Elemental Technologies Grabs $13M to Expand in Video Processing

5/8/12Follow @curtwoodward

For your average digital consumer, Internet-connected video is no longer a revolutionary thing. It’s now simply a staple of the modern media diet, and one that will get even more ubiquitous as consumers gobble up the latest generations of smartphones and tablets.

Things are a little different, however, for companies that built their video expertise in the TV era. From the studios that produce content to the cable and satellite providers who send it around the globe, there’s still a lot of reliance on older technology to pump those shows into your high-definition flatscreen.

“There’s multiple billions of dollars a year spent today on legacy video equipment,” says Sam Blackman, CEO of Portland, OR-based Elemental Technologies. But it’s clear that the future is tied to delivering video over the Internet—the kind of delivery that Elemental’s products help to supercharge.

And as of today, the company officially has another bundle of cash to help it compete in that arena: a $13 million Series C round led by Palo Alto, CA-based Norwest Venture Partners. Previous Elemental investors General Catalyst, Voyager Capital, and Steamboat Ventures also participated in the round.

Elemental last raised venture financing two years ago, and still had most of that money on its balance sheet, Blackman says. While the company wasn’t out looking for another round of VC, Blackman says the money will help Elemental speed up its plans to open more overseas offices and expand its product lineup.

The company, founded in 2006, crossed the $10 million mark in annual revenue last year, Blackman says—triple the sales of 2010. Elemental isn’t cash-flow positive quite yet, but “we could stop hiring 20 people a quarter and very quickly be there,” he says.

Elemental’s core offering is software that allows video companies to quickly customize their content for all of the various devices that a consumer might use to watch video. A customer like HBO, for instance, can get its shows and movies all lined up at the server, ready to stream through its app to a viewer, no matter if they’re on an iPad, laptop, or some other device.

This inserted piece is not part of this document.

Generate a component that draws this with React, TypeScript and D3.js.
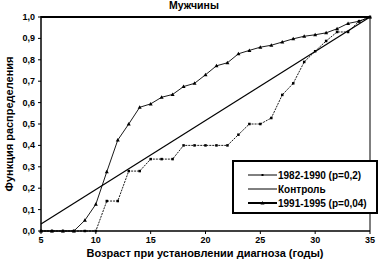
import React from "react";
import * as d3 from "d3";

const ages = [5,6,7,8,9,10,11,12,13,14,15,16,17,18,19,20,21,22,23,24,25,26,27,28,29,30,31,32,33,34,35];
const series1982 = [0,0,0,0,0,0,0.14,0.14,0.28,0.28,0.336,0.336,0.336,0.4,0.4,0.4,0.4,0.4,0.45,0.5,0.5,0.528,0.636,0.69,0.79,0.84,0.888,0.93,0.93,0.98,1.0];
const series1991 = [0,0,0,0,0.05,0.125,0.277,0.425,0.5,0.578,0.594,0.625,0.638,0.675,0.69,0.73,0.772,0.786,0.828,0.844,0.859,0.868,0.883,0.898,0.91,0.917,0.926,0.945,0.97,0.98,1.0];
const controlAges = [5,35];
const controlValues = [0.033,1.0];
const xTicks = [5,10,15,20,25,30,35];
const yTicks = [0,0.1,0.2,0.3,0.4,0.5,0.6,0.7,0.8,0.9,1.0];
const legendLabels = ["1982-1990 (p=0,2)", "Контроль", "1991-1995 (p=0,04)"];
const title = "Мужчины";
const xTitle = "Возраст при установлении диагноза (годы)";
const yTitle = "Функция распределения";

export default function App() {
  const W = 382, H = 264;
  const x = d3.scaleLinear().domain([5, 35]).range([41, 370]);
  const y = d3.scaleLinear().domain([0, 1]).range([231, 17]);
  const line = d3.line<[number, number]>().x(d => x(d[0])).y(d => y(d[1]));
  const p82 = ages.map((a, i) => [a, series1982[i]] as [number, number]);
  const p91 = ages.map((a, i) => [a, series1991[i]] as [number, number]);
  const pc = controlAges.map((a, i) => [a, controlValues[i]] as [number, number]);
  const font = "Liberation Sans, Arial, sans-serif";
  const tri = (cx: number, cy: number) => `M${cx},${cy - 2} L${cx + 2},${cy + 1.5} L${cx - 2},${cy + 1.5} Z`;
  const fmt = (v: number) => v.toFixed(1).replace(".", ",");
  const lx0 = 248, lx1 = 277;
  const ly = [175, 189, 203];
  return (
    <svg width={W} height={H} style={{ position: "absolute", left: 0, top: 0, background: "#fff" }}>
      <rect x={0} y={0} width={W} height={H} fill="#fff" />
      <text x={194} y={9} textAnchor="middle" fontFamily={font} fontWeight="bold" fontSize={10.5}>{title}</text>
      {/* axes frame */}
      <line x1={x(5)} x2={x(35)} y1={y(1)} y2={y(1)} stroke="#000" strokeWidth={2} />
      <line x1={x(35)} x2={x(35)} y1={y(1)} y2={y(0)} stroke="#000" strokeWidth={1} />
      <line x1={x(5)} x2={x(5)} y1={y(1) - 1} y2={y(0)} stroke="#000" strokeWidth={1.5} />
      <line x1={x(5)} x2={x(35)} y1={y(0)} y2={y(0)} stroke="#000" strokeWidth={1.5} />
      {yTicks.map(t => (
        <g key={"y" + t}>
          <line x1={x(5) - 3} x2={x(5)} y1={y(t)} y2={y(t)} stroke="#000" />
          <text x={35} y={y(t) + 3} textAnchor="end" fontFamily={font} fontWeight="bold" fontSize={9}>{fmt(t)}</text>
        </g>
      ))}
      {xTicks.map(t => (
        <g key={"x" + t}>
          <line x1={x(t)} x2={x(t)} y1={y(0)} y2={y(0) + 3} stroke="#000" />
          <text x={x(t)} y={243} textAnchor="middle" fontFamily={font} fontWeight="bold" fontSize={9}>{t}</text>
        </g>
      ))}
      <text x={205} y={257} textAnchor="middle" fontFamily={font} fontWeight="bold" fontSize={11}>{xTitle}</text>
      <text transform={`translate(13,124) rotate(-90)`} textAnchor="middle" fontFamily={font} fontWeight="bold" fontSize={11}>{yTitle}</text>
      {/* control */}
      <path d={line(pc) || ""} fill="none" stroke="#000" strokeWidth={1.2} />
      {/* 1982-1990 */}
      <path d={line(p82) || ""} fill="none" stroke="#000" strokeWidth={0.9} strokeDasharray="2,1" />
      {p82.map((p, i) => <rect key={"a" + i} x={x(p[0]) - 1.25} y={y(p[1]) - 1.25} width={2.5} height={2.5} fill="#000" />)}
      {/* 1991-1995 */}
      <path d={line(p91) || ""} fill="none" stroke="#000" strokeWidth={0.9} />
      {p91.map((p, i) => <path key={"b" + i} d={tri(x(p[0]), y(p[1]))} fill="#000" />)}
      {/* legend */}
      <rect x={233} y={161} width={144} height={52} fill="#fff" stroke="#000" strokeWidth={2} />
      <line x1={lx0} x2={lx1} y1={ly[0]} y2={ly[0]} stroke="#000" strokeWidth={1} />
      <rect x={(lx0 + lx1) / 2 - 1} y={ly[0] - 1} width={2} height={2} fill="#000" />
      <line x1={lx0} x2={lx1} y1={ly[1]} y2={ly[1]} stroke="#000" strokeWidth={1} />
      <line x1={lx0} x2={lx1} y1={ly[2]} y2={ly[2]} stroke="#000" strokeWidth={2} />
      <path d={tri((lx0 + lx1) / 2, ly[2])} fill="#000" />
      {legendLabels.map((l, i) => (
        <text key={l} x={lx1 + 1} y={ly[i] + 3.5} fontFamily={font} fontWeight="bold" fontSize={10}>{l}</text>
      ))}
    </svg>
  );
}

Traditionally, Elemental’s service has come bundled in a custom piece of server hardware, which scored innovation points for using high-powered graphics chips like the kind used in higher-end video games. Those Elemental boxes can be installed in data centers to speed video down the line to viewers. Elemental also offers its software as a standalone product that can be installed in a customer’s server hardware, or as a cloud-based software service.

Blackman says the new round of venture financing will allow Elemental to add new products that help video providers customize their content even further, adding anti-copying software or specializing for the different types of video player software used by competing operating systems.

This piece of the video-delivery network, known as “stream processing,” speeds up online distribution by doing the last bits of software customization further along in the network. If those pieces of the puzzle can be added at an “edge” server rather than at the core, where the original video starts its journey, then distributors can make their networks more efficient.

“It allows them to use Elemental as essentially a one-stop shop for all their IP [Internet protocol] video delivery needs,” Blackman says.

That’s important for Elemental to stay competitive, since other companies tackling the video-distribution market have started to offer or work on stream-processing services. And Elemental does face some big competition, including public companies Envivio and Harmonic, and tech giant Cisco, which bought another small competitor last year.

“The beauty of IP-based technology is, the best product wins. It’s not your sales force, it’s not who you know. You get a product in the lab, and you can shoot it out against the competition,” Blackman says. “As long as we ensure that we’ve got a best-in-class product … we should be able to compete very effectively with these much larger organizations.”